Well, I should be reading some of the new and excellent books that I have sitting about my room right now such as J. Kameron Carter’s Race: A Theological Account or Ted Smith’s The New Measures. Soon enough. For now I’m still re-reading some old favorites, namely Hart’s The Beauty of the Infinite and Alan Lewis’ Between Cross and Resurrection and being seized again by the beauty of so many passages in both. Of the two though, I would have to pick Lewis hands down if I could only keep one. Here’s one of the many glorious passages in the book:
“What damage could be done to the mighty structures of the empire by one who gave Caesar his due, who scorned the bigotry which hated an infidel and punished the ungodly, and who pictured a kingdom of freedom, peace, and love in which the distinction between friend and foe would lose all meaning? Yet, with their unseeing eyes, the Romans had rightly perceived a radical and dangerous subversion — with clearer intuition, it seems, than those who still characterize the preaching of Jesus as spiritual and therefore not political.
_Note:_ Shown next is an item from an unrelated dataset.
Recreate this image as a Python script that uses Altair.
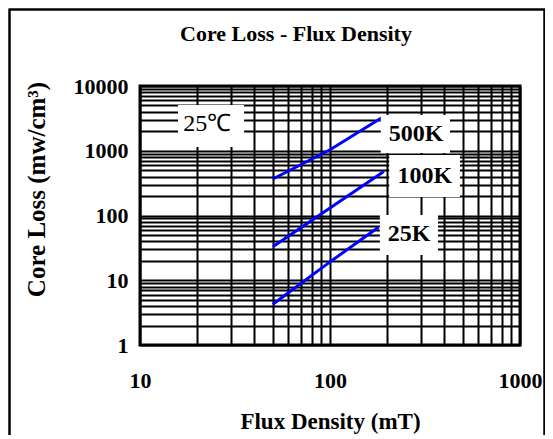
import altair as alt
import pandas as pd

# ---- data ----
series_names = ["500K", "100K", "25K"]
flux_500k = [50, 100, 190]
loss_500k = [366, 1035, 3320]
flux_100k = [50, 100, 192]
loss_100k = [33, 131, 479]
flux_25k = [50, 100, 180]
loss_25k = [4.26, 19.2, 66]

# axis grid / tick values
x_grid = [10, 20, 30, 40, 50, 60, 70, 80, 90,
          100, 200, 300, 400, 500, 600, 700, 800, 900, 1000]
y_grid = [1, 2, 3, 4, 5, 6, 7, 8, 9,
          10, 20, 30, 40, 50, 60, 70, 80, 90,
          100, 200, 300, 400, 500, 600, 700, 800, 900,
          1000, 2000, 3000, 4000, 5000, 6000, 7000, 8000, 9000, 10000]
x_label_values = [10, 100, 1000]
y_label_values = [1, 10, 100, 1000, 10000]

# annotations (label text and where it sits, in data units)
label_texts = ["500K", "100K", "25K", "25℃"]
label_bold = [True, True, True, False]
label_x = [284, 316, 261, 22.6]
label_y = [1815, 407, 51.8, 2590]
box_x1 = [185, 205, 183, 15.85]
box_x2 = [428, 483, 370, 35.3]
box_y1 = [3565, 859, 102, 5090]
box_y2 = [923, 193, 24.5, 1143]

FONT = "Liberation Serif"
W, H = 380, 259

rows = []
for name, xs, ys in [("500K", flux_500k, loss_500k),
                     ("100K", flux_100k, loss_100k),
                     ("25K", flux_25k, loss_25k)]:
    for xv, yv in zip(xs, ys):
        rows.append({"series": name, "flux": xv, "loss": yv})
lines_df = pd.DataFrame(rows)

ann_df = pd.DataFrame({
    "text": label_texts, "bold": label_bold,
    "lx": label_x, "ly": label_y,
    "bx1": box_x1, "bx2": box_x2, "by1": box_y1, "by2": box_y2,
})

xscale = alt.Scale(type="log", domain=[10, 1000], nice=False)
yscale = alt.Scale(type="log", domain=[1, 10000], nice=False)

x_expr = "indexof(%s, datum.value) >= 0 ? format(datum.value, 'd') : ''" % str(x_label_values)
y_expr = "indexof(%s, datum.value) >= 0 ? format(datum.value, 'd') : ''" % str(y_label_values)

x_axis = alt.Axis(
    values=x_grid, labelExpr=x_expr, labelOverlap=False, labelFlush=False,
    grid=True, gridColor="black", gridWidth=2, gridOpacity=1,
    domain=False, ticks=False, tickSize=0,
    labelPadding=35, labelBaseline="middle", labelFontSize=22,
    labelFont=FONT, labelFontWeight="bold", labelColor="black",
    title="Flux Density (mT)", titleFont=FONT, titleFontSize=23,
    titleFontWeight="bold", titleColor="black",
    titleY=76, titleBaseline="middle",
)
y_axis = alt.Axis(
    values=y_grid, labelExpr=y_expr, labelOverlap=False, labelFlush=False,
    grid=True, gridColor="black", gridWidth=2, gridOpacity=1,
    domain=False, ticks=False, tickSize=0,
    labelPadding=12, labelAlign="right", labelBaseline="middle",
    labelFontSize=22, labelFont=FONT, labelFontWeight="bold", labelColor="black",
    title="Core Loss (mw/cm³)", titleFont=FONT, titleFontSize=25,
    titleFontWeight="bold", titleColor="black",
    titleX=-104, titleY=103, titleAngle=270, titleAlign="center",
    titleBaseline="middle",
)

lines = alt.Chart(lines_df).mark_line(color="#0000FF", strokeWidth=3).encode(
    x=alt.X("flux:Q", scale=xscale, axis=x_axis),
    y=alt.Y("loss:Q", scale=yscale, axis=y_axis),
    detail="series:N",
)

boxes = alt.Chart(ann_df).mark_rect(color="white").encode(
    x=alt.X("bx1:Q", scale=xscale), x2="bx2:Q",
    y=alt.Y("by1:Q", scale=yscale), y2="by2:Q",
)

texts_bold = alt.Chart(ann_df).transform_filter("datum.bold").mark_text(
    font=FONT, fontSize=24, fontWeight="bold", color="black",
    align="center", baseline="middle"
).encode(
    x=alt.X("lx:Q", scale=xscale),
    y=alt.Y("ly:Q", scale=yscale),
    text="text:N",
)
texts_plain = alt.Chart(ann_df).transform_filter("!datum.bold").mark_text(
    font=FONT, fontSize=24, fontWeight="normal", color="black",
    align="center", baseline="middle"
).encode(
    x=alt.X("lx:Q", scale=xscale),
    y=alt.Y("ly:Q", scale=yscale),
    text="text:N",
)

one = pd.DataFrame({"k": [0]})
frame_left = alt.Chart(one).mark_rule(color="black", strokeWidth=2.5).encode(
    x=alt.value(-130.5), y=alt.value(-76.5), y2=alt.value(H + 95))
frame_top = alt.Chart(one).mark_rule(color="black", strokeWidth=2.5).encode(
    x=alt.value(-131.5), x2=alt.value(405.5), y=alt.value(-76.5))
frame_right = alt.Chart(one).mark_rule(color="black", strokeWidth=2.5).encode(
    x=alt.value(404.5), y=alt.value(-76.5), y2=alt.value(H + 95))

chart = alt.layer(lines, boxes, texts_bold, texts_plain,
                  frame_left, frame_top, frame_right).properties(
    width=W, height=H,
    title=alt.TitleParams(
        "Core Loss - Flux Density", font=FONT, fontSize=22, fontWeight="bold",
        color="black", anchor="middle", offset=-55, dx=-34, baseline="alphabetic",
    ),
    autosize=alt.AutoSizeParams(type="none"),
    padding={"left": 132, "top": 78, "right": 25, "bottom": 90},
    background="white",
).configure_view(stroke="black", strokeWidth=3)

chart.save("out.html", embed_options={"renderer": "svg", "actions": False})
What, in fact, could be more ‘political,’ a more complete and basal challenge to the kingdoms of this world, to its generals and its lords, both to those who hold power and to those who would seize it, than one who says that his kingdom is not of this world, and yet prays that the kingdom of his Father will come and his will be done on earth. This is an aspiration for the world more revolutionary, a disturbance of the status quo more seismic, an allegiance more disloyal, a menace more intimidating, than any program which simply meets force with force and matches loveless injustice with loveless vengeance. Here is a whole new ordering of human life, as intolerable to insurrectionists as to oppressors. It promises that forgiveness, freedom, love, and self-negation, in all their feeble ineffectiveness, will prove more powerful and creative than every system and every countersystem which subdivides the human race into rich and poor, comrades and enemies, insiders and outsiders, allies and adversaries. What could an earthly power, so in love with power as to divinize it in the person of its emperor, do with such dangerous powerlessness but capture and destroy it? It could change everything were it not extinguished, and speedily.” (p. 49-50)
Of all the books I have read I have found few whose prose seize me with the certainty that the author thereof has stood in the very presence of God and discerned the heart of the gospel in a way I can only catch the fringes of. Alan Lewis is one of the foremost among those few. He truly understood the gospel of God’s revolution.